加えて酩酊為、咽喉の痛みに起きた翌朝は宿酔が酷く、常に嘔吐の気配が胃腑で蟠って居た。全身は辛いが立って歩けば更に辛い。便所へ行くにも難儀為る。私は何うにも嘔吐が嫌いであったし、拙かった。呼吸が遮られて双眸から落涙為、胃酸の匂いが口腔と鼻腔に充溢為る感覚を味わいたくなかった。味わわされるよりは、嘔吐の気配に虐げられて居る方が良かった。飲み込んだ食物の細片が鼻孔から排出為れる様子が嫌いであった。
更に恋人が心配為る様子も私の精神を参らせた。有り難い事であるけれど、私は私の行いに因って苦しみ悶えて居るのであるから、然う神経を割かなくて良いと思った。罪悪の感情が満腔へ漲った。当然の断罪と為て、部屋の一角で黙然と苦しむ私を放置為て欲しかった。寧ろ、煩わしいから屋外で遣れと責められても構わなかった。

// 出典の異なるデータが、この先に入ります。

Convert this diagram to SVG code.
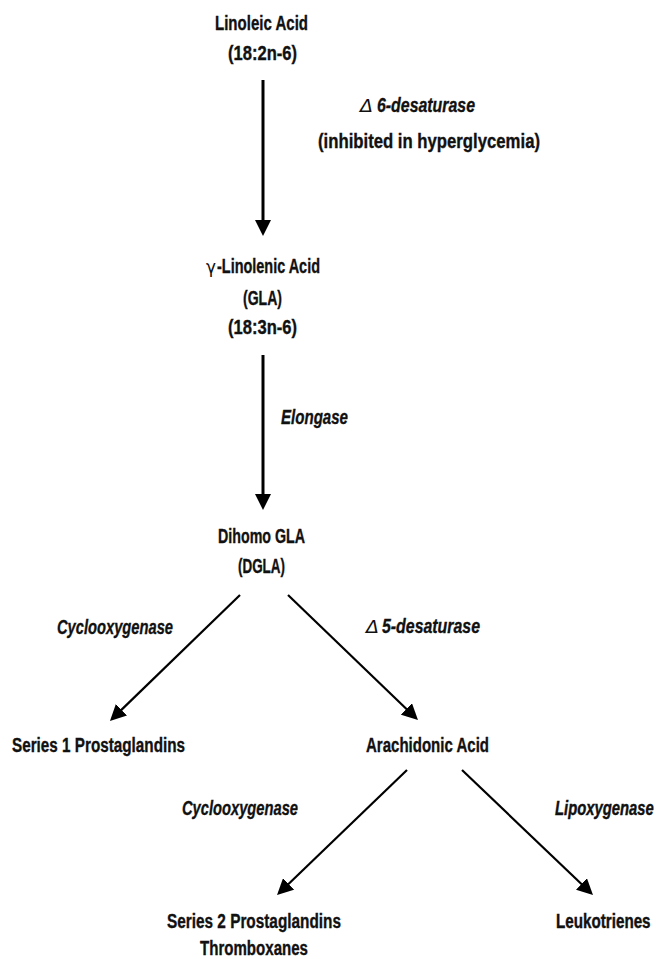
<svg xmlns="http://www.w3.org/2000/svg" width="656" height="959" viewBox="0 0 656 959">
<style>
.n{font-family:"Liberation Sans Narrow","Liberation Sans",Arial,sans-serif;font-weight:bold;font-size:19.5px;fill:#111;stroke:#111;stroke-width:0.35}
.e{font-family:"Liberation Sans Narrow","Liberation Sans",Arial,sans-serif;font-weight:bold;font-style:italic;font-size:19.5px;fill:#111;stroke:#111;stroke-width:0.35}
.w{font-family:"Liberation Sans",Arial,sans-serif;stroke-width:0.42}
.s{font-family:"DejaVu Sans","Liberation Sans",sans-serif;font-weight:normal;font-size:17px;fill:#111}
.c{stroke:#000;fill:none}
.v{stroke-width:3}
.d{stroke-width:2.2}
</style>
<defs>
<marker id="ah" viewBox="0 0 16 16" refX="8" refY="8" markerWidth="16" markerHeight="16" markerUnits="userSpaceOnUse" orient="auto">
<path d="M0,0 L16,8 L0,16 z" fill="#000"/>
</marker>
</defs>
<rect width="656" height="959" fill="#fff"/>
<g id="connectors">
<line class="c v" x1="263" y1="80" x2="263" y2="228" marker-end="url(#ah)"/>
<line class="c v" x1="263" y1="355" x2="263" y2="502" marker-end="url(#ah)"/>
<line class="c d" x1="240" y1="595" x2="115.7" y2="715.4" marker-end="url(#ah)"/>
<line class="c d" x1="288" y1="595" x2="412.2" y2="714.5" marker-end="url(#ah)"/>
<line class="c d" x1="407" y1="770" x2="282.8" y2="889.5" marker-end="url(#ah)"/>
<line class="c d" x1="462" y1="770" x2="587.2" y2="889.5" marker-end="url(#ah)"/>
<g id="edge-labels">
<text class="s" x="360" y="112" font-style="italic" textLength="13" lengthAdjust="spacingAndGlyphs">Δ</text>
<text class="e" x="377" y="112" textLength="98" lengthAdjust="spacingAndGlyphs">6-desaturase</text>
<text class="n" x="318" y="148" textLength="222" lengthAdjust="spacingAndGlyphs">(inhibited in hyperglycemia)</text>
<text class="e" x="281" y="424" textLength="67" lengthAdjust="spacingAndGlyphs">Elongase</text>
<text class="e" x="57" y="634" textLength="116" lengthAdjust="spacingAndGlyphs">Cyclooxygenase</text>
<text class="s" x="366" y="633" font-style="italic" textLength="13" lengthAdjust="spacingAndGlyphs">Δ</text>
<text class="e" x="382" y="633" textLength="98" lengthAdjust="spacingAndGlyphs">5-desaturase</text>
<text class="e" x="182" y="815" textLength="116" lengthAdjust="spacingAndGlyphs">Cyclooxygenase</text>
<text class="e w" transform="translate(555,815) scale(0.76,1)" x="0" y="0">Lipoxygenase</text>
</g>
</g>
<g id="linoleic">
<text class="n" x="215" y="30" textLength="93" lengthAdjust="spacingAndGlyphs">Linoleic Acid</text>
<text class="n" x="228" y="60" textLength="69" lengthAdjust="spacingAndGlyphs">(18:2n-6)</text>
</g>
<g id="gla">
<text class="s" x="206" y="273" textLength="10" lengthAdjust="spacingAndGlyphs">γ</text>
<text class="n" x="217" y="273" textLength="103" lengthAdjust="spacingAndGlyphs">-Linolenic Acid</text>
<text class="n" x="243" y="305" textLength="39" lengthAdjust="spacingAndGlyphs">(GLA)</text>
<text class="n" x="228" y="334" textLength="69" lengthAdjust="spacingAndGlyphs">(18:3n-6)</text>
</g>
<g id="dgla">
<text class="n" x="218" y="543" textLength="87" lengthAdjust="spacingAndGlyphs">Dihomo GLA</text>
<text class="n" x="238" y="573" textLength="47" lengthAdjust="spacingAndGlyphs">(DGLA)</text>
</g>
<g id="series1">
<text class="n" x="12" y="752" textLength="173" lengthAdjust="spacingAndGlyphs">Series 1 Prostaglandins</text>
</g>
<g id="arachidonic">
<text class="n" x="366" y="752" textLength="123" lengthAdjust="spacingAndGlyphs">Arachidonic Acid</text>
</g>
<g id="series2">
<text class="n" x="167" y="928" textLength="174" lengthAdjust="spacingAndGlyphs">Series 2 Prostaglandins</text>
<text class="n" x="200" y="955" textLength="108" lengthAdjust="spacingAndGlyphs">Thromboxanes</text>
</g>
<g id="leukotrienes">
<text class="n w" transform="translate(556,928) scale(0.78,1)" x="0" y="0">Leukotrienes</text>
</g>
</svg>
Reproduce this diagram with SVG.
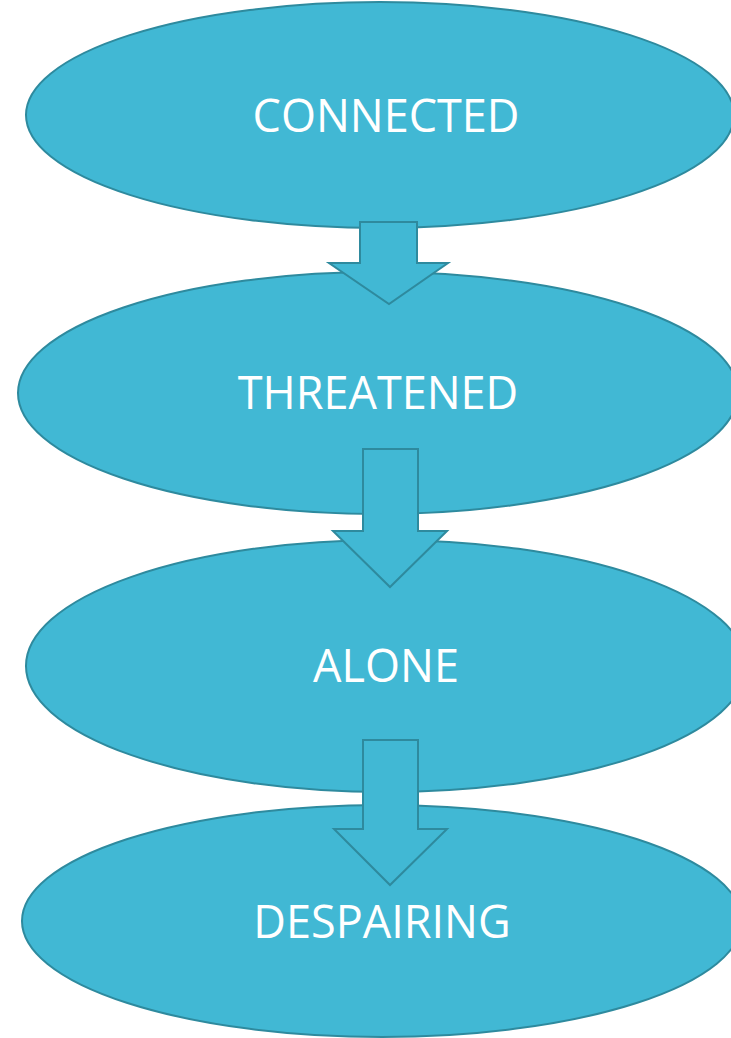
<svg xmlns="http://www.w3.org/2000/svg" width="731" height="1038" viewBox="0 0 731 1038">
<style>
.n{fill:#41B8D4;stroke:#2E8A9E;stroke-width:2}
.a{fill:#41B8D4;stroke:#2E8A9E;stroke-width:2;stroke-linejoin:miter}
.t{fill:#FFFFFF;font-family:"Open Sans","Liberation Sans",sans-serif;font-size:45px;text-anchor:middle}
</style>
<rect width="731" height="1038" fill="#FFFFFF"/>
<g id="node-connected"><ellipse class="n" cx="380" cy="115" rx="354" ry="113"/><text class="t" x="386" y="132">CONNECTED</text></g>
<g id="node-threatened"><ellipse class="n" cx="378" cy="393" rx="360" ry="121"/><text class="t" x="378" y="409">THREATENED</text></g>
<g id="node-alone"><ellipse class="n" cx="386" cy="666" rx="360" ry="126"/><text class="t" x="386" y="682">ALONE</text></g>
<g id="node-despairing"><ellipse class="n" cx="382" cy="921" rx="360" ry="116"/><text class="t" x="382" y="938">DESPAIRING</text></g>
<g id="connectors">
<polygon class="a" points="360,222 417,222 417,263 448,263 389,304 329,263 360,263"/>
<polygon class="a" points="363,449 418,449 418,531 447,531 390,587 333,531 363,531"/>
<polygon class="a" points="363,740 418,740 418,829 447,829 390,885 334,829 363,829"/>
</g>
</svg>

斯う為て、私は三面から責め立てられて心身が衰弱為た。暫く経て恢復は為たが、再びは味わいたくないと思う。私は酷い宿酔に遭う度、恋人へ懲りたから二度と飲酒は為ないと宣言為て居る様に思われる。然う為て、咽喉に引っ付く咳嗽の破片を覚え乍ら麦酒の味わいを思い出さずには居られないのであるから、私は全く救えん。